PROBLEM STATEMENT >>
An exact copy of the records is required, minus the pictures they hold.

DATASET RECORDS >>
* START *
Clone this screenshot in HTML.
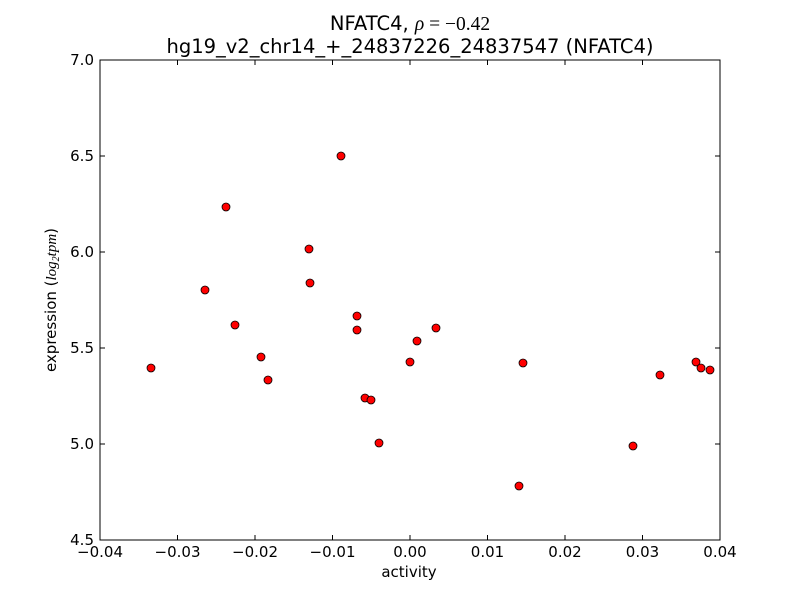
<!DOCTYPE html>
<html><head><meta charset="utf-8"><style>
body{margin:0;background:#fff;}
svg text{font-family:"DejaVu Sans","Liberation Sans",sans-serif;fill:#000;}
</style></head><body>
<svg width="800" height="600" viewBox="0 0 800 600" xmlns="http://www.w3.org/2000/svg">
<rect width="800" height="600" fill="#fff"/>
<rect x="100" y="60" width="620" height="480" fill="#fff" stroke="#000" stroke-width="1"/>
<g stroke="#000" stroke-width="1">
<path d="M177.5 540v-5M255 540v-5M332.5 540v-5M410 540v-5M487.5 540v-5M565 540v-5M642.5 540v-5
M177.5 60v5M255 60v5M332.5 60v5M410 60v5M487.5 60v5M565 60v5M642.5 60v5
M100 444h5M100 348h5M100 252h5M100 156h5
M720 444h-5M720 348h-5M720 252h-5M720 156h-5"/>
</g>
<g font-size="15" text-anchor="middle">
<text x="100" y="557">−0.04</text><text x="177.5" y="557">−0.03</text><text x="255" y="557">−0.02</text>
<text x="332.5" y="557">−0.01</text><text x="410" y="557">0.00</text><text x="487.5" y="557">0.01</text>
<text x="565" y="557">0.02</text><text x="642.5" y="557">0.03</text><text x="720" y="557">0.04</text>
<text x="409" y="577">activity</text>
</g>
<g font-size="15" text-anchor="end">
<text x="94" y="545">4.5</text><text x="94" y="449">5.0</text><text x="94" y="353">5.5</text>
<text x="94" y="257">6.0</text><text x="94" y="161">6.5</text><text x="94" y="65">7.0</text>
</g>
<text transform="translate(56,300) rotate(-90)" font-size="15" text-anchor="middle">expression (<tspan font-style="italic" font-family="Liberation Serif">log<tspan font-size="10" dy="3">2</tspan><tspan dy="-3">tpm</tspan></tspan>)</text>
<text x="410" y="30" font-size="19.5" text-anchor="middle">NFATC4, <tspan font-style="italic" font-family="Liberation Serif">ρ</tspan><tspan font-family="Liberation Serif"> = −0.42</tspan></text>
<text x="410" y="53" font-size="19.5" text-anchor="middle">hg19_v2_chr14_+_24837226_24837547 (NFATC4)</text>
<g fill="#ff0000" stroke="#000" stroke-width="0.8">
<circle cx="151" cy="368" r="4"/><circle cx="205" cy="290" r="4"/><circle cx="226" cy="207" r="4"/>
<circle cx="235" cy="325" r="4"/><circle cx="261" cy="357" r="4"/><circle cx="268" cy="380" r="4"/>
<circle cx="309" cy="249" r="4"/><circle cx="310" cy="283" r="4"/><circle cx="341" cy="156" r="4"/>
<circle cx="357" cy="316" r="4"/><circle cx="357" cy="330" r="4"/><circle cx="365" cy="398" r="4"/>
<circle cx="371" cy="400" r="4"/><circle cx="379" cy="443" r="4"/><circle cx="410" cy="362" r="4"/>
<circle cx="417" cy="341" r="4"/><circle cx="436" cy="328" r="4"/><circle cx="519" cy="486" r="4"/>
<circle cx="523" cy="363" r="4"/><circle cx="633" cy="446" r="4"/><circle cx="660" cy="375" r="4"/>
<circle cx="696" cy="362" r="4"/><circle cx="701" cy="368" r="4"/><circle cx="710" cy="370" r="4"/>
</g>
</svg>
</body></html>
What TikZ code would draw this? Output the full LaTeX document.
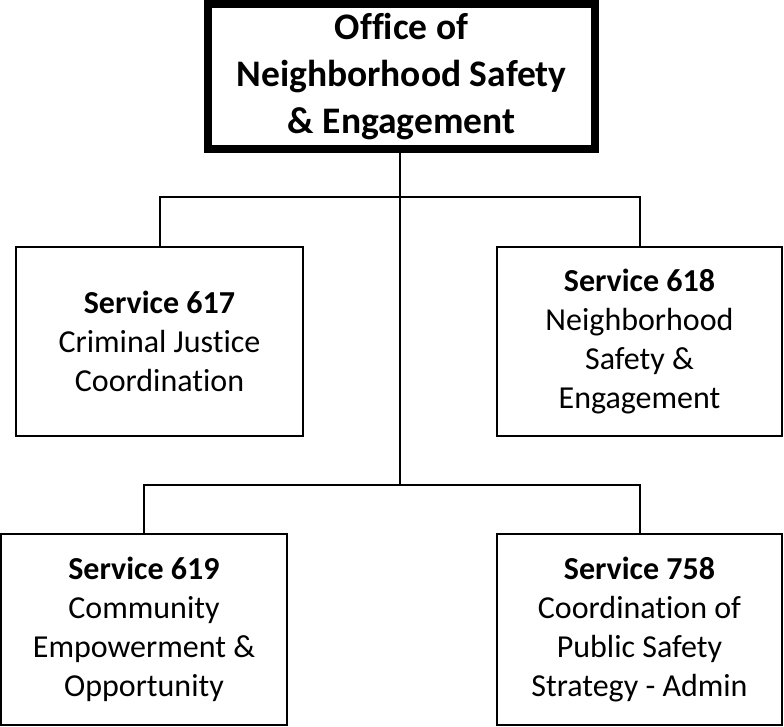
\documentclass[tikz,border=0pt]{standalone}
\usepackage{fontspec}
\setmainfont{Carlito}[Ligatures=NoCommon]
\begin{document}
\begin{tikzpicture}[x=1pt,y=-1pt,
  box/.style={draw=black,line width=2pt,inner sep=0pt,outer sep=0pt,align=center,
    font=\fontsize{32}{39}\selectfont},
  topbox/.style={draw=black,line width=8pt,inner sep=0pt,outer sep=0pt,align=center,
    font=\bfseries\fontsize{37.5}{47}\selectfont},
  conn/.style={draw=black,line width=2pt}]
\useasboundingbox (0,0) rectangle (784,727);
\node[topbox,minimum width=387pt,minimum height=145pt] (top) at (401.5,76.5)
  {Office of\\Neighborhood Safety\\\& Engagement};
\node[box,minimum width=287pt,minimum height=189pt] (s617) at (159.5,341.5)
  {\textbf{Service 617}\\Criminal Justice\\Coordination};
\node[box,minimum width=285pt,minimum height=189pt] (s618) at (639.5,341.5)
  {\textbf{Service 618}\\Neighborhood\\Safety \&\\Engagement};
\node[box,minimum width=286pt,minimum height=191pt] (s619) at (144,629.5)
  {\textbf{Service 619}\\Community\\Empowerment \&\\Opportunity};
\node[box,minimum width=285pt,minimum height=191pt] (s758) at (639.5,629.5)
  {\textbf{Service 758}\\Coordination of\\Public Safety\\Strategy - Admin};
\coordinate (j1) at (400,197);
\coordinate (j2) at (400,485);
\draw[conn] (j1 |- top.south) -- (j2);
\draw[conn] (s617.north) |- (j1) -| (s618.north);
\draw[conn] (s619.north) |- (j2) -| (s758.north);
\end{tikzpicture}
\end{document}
* END *
RESULT FOR THIS TASK >>
Clone this screenshot in HTML.
<!DOCTYPE html>
<html><head><meta charset="utf-8"><style>
body{margin:0;background:#fff;}
svg text{font-family:"DejaVu Sans","Liberation Sans",sans-serif;fill:#000;}
</style></head><body>
<svg width="800" height="600" viewBox="0 0 800 600" xmlns="http://www.w3.org/2000/svg">
<rect width="800" height="600" fill="#fff"/>
<rect x="100" y="60" width="620" height="480" fill="#fff" stroke="#000" stroke-width="1"/>
<g stroke="#000" stroke-width="1">
<path d="M177.5 540v-5M255 540v-5M332.5 540v-5M410 540v-5M487.5 540v-5M565 540v-5M642.5 540v-5
M177.5 60v5M255 60v5M332.5 60v5M410 60v5M487.5 60v5M565 60v5M642.5 60v5
M100 444h5M100 348h5M100 252h5M100 156h5
M720 444h-5M720 348h-5M720 252h-5M720 156h-5"/>
</g>
<g font-size="15" text-anchor="middle">
<text x="100" y="557">−0.04</text><text x="177.5" y="557">−0.03</text><text x="255" y="557">−0.02</text>
<text x="332.5" y="557">−0.01</text><text x="410" y="557">0.00</text><text x="487.5" y="557">0.01</text>
<text x="565" y="557">0.02</text><text x="642.5" y="557">0.03</text><text x="720" y="557">0.04</text>
<text x="409" y="577">activity</text>
</g>
<g font-size="15" text-anchor="end">
<text x="94" y="545">4.5</text><text x="94" y="449">5.0</text><text x="94" y="353">5.5</text>
<text x="94" y="257">6.0</text><text x="94" y="161">6.5</text><text x="94" y="65">7.0</text>
</g>
<text transform="translate(56,300) rotate(-90)" font-size="15" text-anchor="middle">expression (<tspan font-style="italic" font-family="Liberation Serif">log<tspan font-size="10" dy="3">2</tspan><tspan dy="-3">tpm</tspan></tspan>)</text>
<text x="410" y="30" font-size="19.5" text-anchor="middle">NFATC4, <tspan font-style="italic" font-family="Liberation Serif">ρ</tspan><tspan font-family="Liberation Serif"> = −0.42</tspan></text>
<text x="410" y="53" font-size="19.5" text-anchor="middle">hg19_v2_chr14_+_24837226_24837547 (NFATC4)</text>
<g fill="#ff0000" stroke="#000" stroke-width="0.8">
<circle cx="151" cy="368" r="4"/><circle cx="205" cy="290" r="4"/><circle cx="226" cy="207" r="4"/>
<circle cx="235" cy="325" r="4"/><circle cx="261" cy="357" r="4"/><circle cx="268" cy="380" r="4"/>
<circle cx="309" cy="249" r="4"/><circle cx="310" cy="283" r="4"/><circle cx="341" cy="156" r="4"/>
<circle cx="357" cy="316" r="4"/><circle cx="357" cy="330" r="4"/><circle cx="365" cy="398" r="4"/>
<circle cx="371" cy="400" r="4"/><circle cx="379" cy="443" r="4"/><circle cx="410" cy="362" r="4"/>
<circle cx="417" cy="341" r="4"/><circle cx="436" cy="328" r="4"/><circle cx="519" cy="486" r="4"/>
<circle cx="523" cy="363" r="4"/><circle cx="633" cy="446" r="4"/><circle cx="660" cy="375" r="4"/>
<circle cx="696" cy="362" r="4"/><circle cx="701" cy="368" r="4"/><circle cx="710" cy="370" r="4"/>
</g>
</svg>
</body></html>
What TikZ code would draw this? Output the full LaTeX document.
\documentclass[tikz,border=0pt]{standalone}
\usepackage{fontspec}
\setmainfont{Carlito}[Ligatures=NoCommon]
\begin{document}
\begin{tikzpicture}[x=1pt,y=-1pt,
  box/.style={draw=black,line width=2pt,inner sep=0pt,outer sep=0pt,align=center,
    font=\fontsize{32}{39}\selectfont},
  topbox/.style={draw=black,line width=8pt,inner sep=0pt,outer sep=0pt,align=center,
    font=\bfseries\fontsize{37.5}{47}\selectfont},
  conn/.style={draw=black,line width=2pt}]
\useasboundingbox (0,0) rectangle (784,727);
\node[topbox,minimum width=387pt,minimum height=145pt] (top) at (401.5,76.5)
  {Office of\\Neighborhood Safety\\\& Engagement};
\node[box,minimum width=287pt,minimum height=189pt] (s617) at (159.5,341.5)
  {\textbf{Service 617}\\Criminal Justice\\Coordination};
\node[box,minimum width=285pt,minimum height=189pt] (s618) at (639.5,341.5)
  {\textbf{Service 618}\\Neighborhood\\Safety \&\\Engagement};
\node[box,minimum width=286pt,minimum height=191pt] (s619) at (144,629.5)
  {\textbf{Service 619}\\Community\\Empowerment \&\\Opportunity};
\node[box,minimum width=285pt,minimum height=191pt] (s758) at (639.5,629.5)
  {\textbf{Service 758}\\Coordination of\\Public Safety\\Strategy - Admin};
\coordinate (j1) at (400,197);
\coordinate (j2) at (400,485);
\draw[conn] (j1 |- top.south) -- (j2);
\draw[conn] (s617.north) |- (j1) -| (s618.north);
\draw[conn] (s619.north) |- (j2) -| (s758.north);
\end{tikzpicture}
\end{document}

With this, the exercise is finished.